◆ Work instructions
Set down the full listing exactly as given. Any pictures are to be left out.

>>>>

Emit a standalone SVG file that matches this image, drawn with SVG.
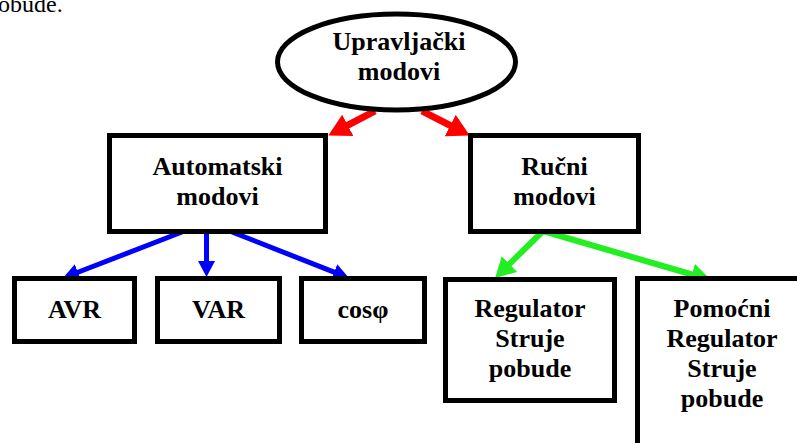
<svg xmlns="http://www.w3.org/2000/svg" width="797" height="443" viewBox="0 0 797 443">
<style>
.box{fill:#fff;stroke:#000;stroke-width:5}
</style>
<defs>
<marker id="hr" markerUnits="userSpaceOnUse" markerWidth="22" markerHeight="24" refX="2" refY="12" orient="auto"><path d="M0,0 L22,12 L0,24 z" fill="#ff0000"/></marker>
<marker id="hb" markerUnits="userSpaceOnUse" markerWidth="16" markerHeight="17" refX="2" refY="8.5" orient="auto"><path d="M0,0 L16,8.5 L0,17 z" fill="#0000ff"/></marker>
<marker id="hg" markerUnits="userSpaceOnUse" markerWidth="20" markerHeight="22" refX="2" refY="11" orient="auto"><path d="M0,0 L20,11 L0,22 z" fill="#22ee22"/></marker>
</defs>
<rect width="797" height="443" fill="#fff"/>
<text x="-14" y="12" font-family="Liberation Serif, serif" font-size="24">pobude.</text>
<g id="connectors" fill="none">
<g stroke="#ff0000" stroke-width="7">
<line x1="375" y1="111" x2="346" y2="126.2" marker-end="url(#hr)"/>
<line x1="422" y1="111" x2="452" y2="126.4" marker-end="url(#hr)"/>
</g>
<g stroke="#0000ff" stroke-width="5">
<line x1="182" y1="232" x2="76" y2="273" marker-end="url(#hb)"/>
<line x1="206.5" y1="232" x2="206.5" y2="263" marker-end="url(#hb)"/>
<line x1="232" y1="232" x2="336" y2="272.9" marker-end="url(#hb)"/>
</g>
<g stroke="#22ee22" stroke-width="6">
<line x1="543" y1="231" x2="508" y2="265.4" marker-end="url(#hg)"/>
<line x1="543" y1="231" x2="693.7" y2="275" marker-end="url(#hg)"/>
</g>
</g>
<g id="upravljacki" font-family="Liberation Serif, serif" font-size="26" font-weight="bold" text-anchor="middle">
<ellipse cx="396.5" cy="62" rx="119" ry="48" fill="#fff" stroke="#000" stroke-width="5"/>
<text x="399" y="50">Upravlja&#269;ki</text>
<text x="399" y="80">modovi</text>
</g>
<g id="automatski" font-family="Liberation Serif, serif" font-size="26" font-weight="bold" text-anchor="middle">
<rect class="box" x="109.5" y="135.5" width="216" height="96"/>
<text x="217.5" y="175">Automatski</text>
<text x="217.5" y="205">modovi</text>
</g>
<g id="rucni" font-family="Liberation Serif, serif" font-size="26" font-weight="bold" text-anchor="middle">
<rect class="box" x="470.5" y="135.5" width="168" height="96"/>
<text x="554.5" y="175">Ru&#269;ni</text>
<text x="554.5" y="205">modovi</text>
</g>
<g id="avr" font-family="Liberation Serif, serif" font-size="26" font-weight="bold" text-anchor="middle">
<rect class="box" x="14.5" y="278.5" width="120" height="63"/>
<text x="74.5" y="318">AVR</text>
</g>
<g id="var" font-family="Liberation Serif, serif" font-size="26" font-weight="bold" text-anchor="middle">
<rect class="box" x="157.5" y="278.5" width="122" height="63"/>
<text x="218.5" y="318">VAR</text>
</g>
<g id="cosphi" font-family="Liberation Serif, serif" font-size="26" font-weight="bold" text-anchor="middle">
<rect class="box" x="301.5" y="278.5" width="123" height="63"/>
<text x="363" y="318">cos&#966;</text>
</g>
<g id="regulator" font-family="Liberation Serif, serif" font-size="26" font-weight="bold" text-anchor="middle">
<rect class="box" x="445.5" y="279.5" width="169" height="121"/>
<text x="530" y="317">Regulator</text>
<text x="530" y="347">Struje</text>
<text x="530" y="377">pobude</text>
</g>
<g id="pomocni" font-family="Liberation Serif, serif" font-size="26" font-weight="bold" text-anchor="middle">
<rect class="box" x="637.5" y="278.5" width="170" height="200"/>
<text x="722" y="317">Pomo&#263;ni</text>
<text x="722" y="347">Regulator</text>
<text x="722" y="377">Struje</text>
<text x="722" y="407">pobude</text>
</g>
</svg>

<<<<

◆ Task answer
Emit a standalone SVG file that matches this image, drawn with SVG.
<svg xmlns="http://www.w3.org/2000/svg" width="797" height="443" viewBox="0 0 797 443">
<style>
.box{fill:#fff;stroke:#000;stroke-width:5}
</style>
<defs>
<marker id="hr" markerUnits="userSpaceOnUse" markerWidth="22" markerHeight="24" refX="2" refY="12" orient="auto"><path d="M0,0 L22,12 L0,24 z" fill="#ff0000"/></marker>
<marker id="hb" markerUnits="userSpaceOnUse" markerWidth="16" markerHeight="17" refX="2" refY="8.5" orient="auto"><path d="M0,0 L16,8.5 L0,17 z" fill="#0000ff"/></marker>
<marker id="hg" markerUnits="userSpaceOnUse" markerWidth="20" markerHeight="22" refX="2" refY="11" orient="auto"><path d="M0,0 L20,11 L0,22 z" fill="#22ee22"/></marker>
</defs>
<rect width="797" height="443" fill="#fff"/>
<text x="-14" y="12" font-family="Liberation Serif, serif" font-size="24">pobude.</text>
<g id="connectors" fill="none">
<g stroke="#ff0000" stroke-width="7">
<line x1="375" y1="111" x2="346" y2="126.2" marker-end="url(#hr)"/>
<line x1="422" y1="111" x2="452" y2="126.4" marker-end="url(#hr)"/>
</g>
<g stroke="#0000ff" stroke-width="5">
<line x1="182" y1="232" x2="76" y2="273" marker-end="url(#hb)"/>
<line x1="206.5" y1="232" x2="206.5" y2="263" marker-end="url(#hb)"/>
<line x1="232" y1="232" x2="336" y2="272.9" marker-end="url(#hb)"/>
</g>
<g stroke="#22ee22" stroke-width="6">
<line x1="543" y1="231" x2="508" y2="265.4" marker-end="url(#hg)"/>
<line x1="543" y1="231" x2="693.7" y2="275" marker-end="url(#hg)"/>
</g>
</g>
<g id="upravljacki" font-family="Liberation Serif, serif" font-size="26" font-weight="bold" text-anchor="middle">
<ellipse cx="396.5" cy="62" rx="119" ry="48" fill="#fff" stroke="#000" stroke-width="5"/>
<text x="399" y="50">Upravlja&#269;ki</text>
<text x="399" y="80">modovi</text>
</g>
<g id="automatski" font-family="Liberation Serif, serif" font-size="26" font-weight="bold" text-anchor="middle">
<rect class="box" x="109.5" y="135.5" width="216" height="96"/>
<text x="217.5" y="175">Automatski</text>
<text x="217.5" y="205">modovi</text>
</g>
<g id="rucni" font-family="Liberation Serif, serif" font-size="26" font-weight="bold" text-anchor="middle">
<rect class="box" x="470.5" y="135.5" width="168" height="96"/>
<text x="554.5" y="175">Ru&#269;ni</text>
<text x="554.5" y="205">modovi</text>
</g>
<g id="avr" font-family="Liberation Serif, serif" font-size="26" font-weight="bold" text-anchor="middle">
<rect class="box" x="14.5" y="278.5" width="120" height="63"/>
<text x="74.5" y="318">AVR</text>
</g>
<g id="var" font-family="Liberation Serif, serif" font-size="26" font-weight="bold" text-anchor="middle">
<rect class="box" x="157.5" y="278.5" width="122" height="63"/>
<text x="218.5" y="318">VAR</text>
</g>
<g id="cosphi" font-family="Liberation Serif, serif" font-size="26" font-weight="bold" text-anchor="middle">
<rect class="box" x="301.5" y="278.5" width="123" height="63"/>
<text x="363" y="318">cos&#966;</text>
</g>
<g id="regulator" font-family="Liberation Serif, serif" font-size="26" font-weight="bold" text-anchor="middle">
<rect class="box" x="445.5" y="279.5" width="169" height="121"/>
<text x="530" y="317">Regulator</text>
<text x="530" y="347">Struje</text>
<text x="530" y="377">pobude</text>
</g>
<g id="pomocni" font-family="Liberation Serif, serif" font-size="26" font-weight="bold" text-anchor="middle">
<rect class="box" x="637.5" y="278.5" width="170" height="200"/>
<text x="722" y="317">Pomo&#263;ni</text>
<text x="722" y="347">Regulator</text>
<text x="722" y="377">Struje</text>
<text x="722" y="407">pobude</text>
</g>
</svg>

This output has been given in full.